ESTADÃO - 06/08
Até aqui, nada foi feito para combater as raízes da crise no Rio
As difíceis negociações em torno das concessões feitas ao Judiciário e Legislativo no projeto de reestruturação da dívida dos Estados, que balançaram esta semana a credibilidade do ajuste fiscal da equipe econômica, são só um aperitivo do que o governo Michel Temer terá de enfrentar depois do fim da Olimpíada do Rio de Janeiro.
A apreensão maior que ronda os gabinetes de Brasília é mesmo com os desdobramentos da crise financeira do Estado do Rio. Cada real dos R$ 2,9 bilhões que Temer concordou em liberar ao governo fluminense – com a justificativa de garantir a segurança pública durante os Jogos – está contado. O dinheiro só é suficiente para permitir um mínimo de fôlego financeiro ao governo estadual até o fim da competição Não passa daí.
O que acontecerá depois, quando o dinheiro acabar, é a grande incógnita que dá dor de cabeça há semanas à equipe econômica. A forma como o presidente vai lidar com o problema, porém, terá repercussões nos Estados que, assim como o Rio, estão também vivendo grave crise nas suas finanças.

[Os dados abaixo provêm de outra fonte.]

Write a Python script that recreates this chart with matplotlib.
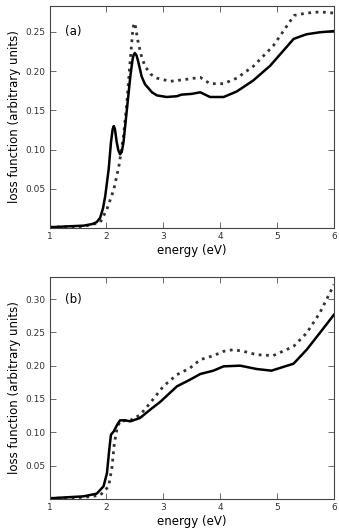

O potencial de minar o ajuste das contas públicas é sem precedentes, porque pode abrir uma crise na Federação. O governo não tem mais dinheiro para dar ao Rio. E pior: mesmo se conseguisse ampliar a ajuda, abriria uma brecha para que os outros Estados peçam também socorro do Tesouro Nacional. A liberação do dinheiro para o Rio já causou ciumeira nos outros governadores.
Enfrentando críticas pela flexibilização nas regras de contenção de gastos com pessoal feitas no projeto de reestruturação da dívida dos Estados, o ministro Henrique Meirelles, conseguiu barrar nesses três primeiros meses no comando do Ministério da Fazenda uma onda de pressão para que o governo liberasse não só um volume muito maior de dinheiro ao Rio, como para outros Estados que também pediram ajuda financeira à União.
Essa é, sem dúvida, a principal vitória de Meirelles em favor do ajuste fiscal. É, porém, silenciosa, porque até agora muito pouco dessa pressão dos governadores veio de fato a público. Desse ponto de vista, é inegável o avanço obtido no acordo que a equipe econômica negociou com os governadores e garantiu um alívio financeiro de R$ 50 bilhões aos governos regionais.
A fatura poderia ter saído bem mais cara. Até porque Estados menos endividados, que não foram tão beneficiados pelos acordo, também vêm pedindo compensações pelas perdas com a redução das transferências do Fundo de Participação dos Estados (FPE).
Meirelles evitou uma benesse maior de um presidente que governa com “predominância” política. Mas, com a possibilidade de agravamento da crise financeira do Rio, o ministro pode não conseguir mais segurar essa rojão. Ele tem dito a interlocutores que não pode liberar mais nada os Estados.
Até aqui, nada foi feito para combater as raízes da crise do Rio. O Estado compromete perto de 90% de sua receita efetiva com salários dos servidores. Ou corta a folha, ou aumenta a receita. Sem isso, sem chance...
É nesse ponto que a flexibilização do projeto da dívida dos Estados, em votação na Câmara, foi um péssimo sinal. O projeto tinha com uma contrapartida garantir uma metodologia mais transparente para evitar a maquiagem que é feita na contabilidade das despesas de pessoal dos Estados. Essas manobras é que vêm permitindo aos governadores, com a conivência dos Tribunais de Conta estaduais, burlar o limite de gasto com pessoal da Lei de Responsabilidade Federal, o único teto de gasto já adotado no País.
Quanto tempo o Rio aguenta com policiais, médicos, professores sem receber salários? Ao mesmo tempo, juízes, promotores e deputados, que foram beneficiados com as mudanças, continuam recebendo seus vencimentos em dia. A hipótese até de o Rio pedir intervenção federal, prevista na Constituição, não está descartada.
Depois da Olimpíada, o certo é que o caos na segurança, na saúde, nos serviços básicos, no pagamentos de fornecedores vai continuar. Quem vai resolver?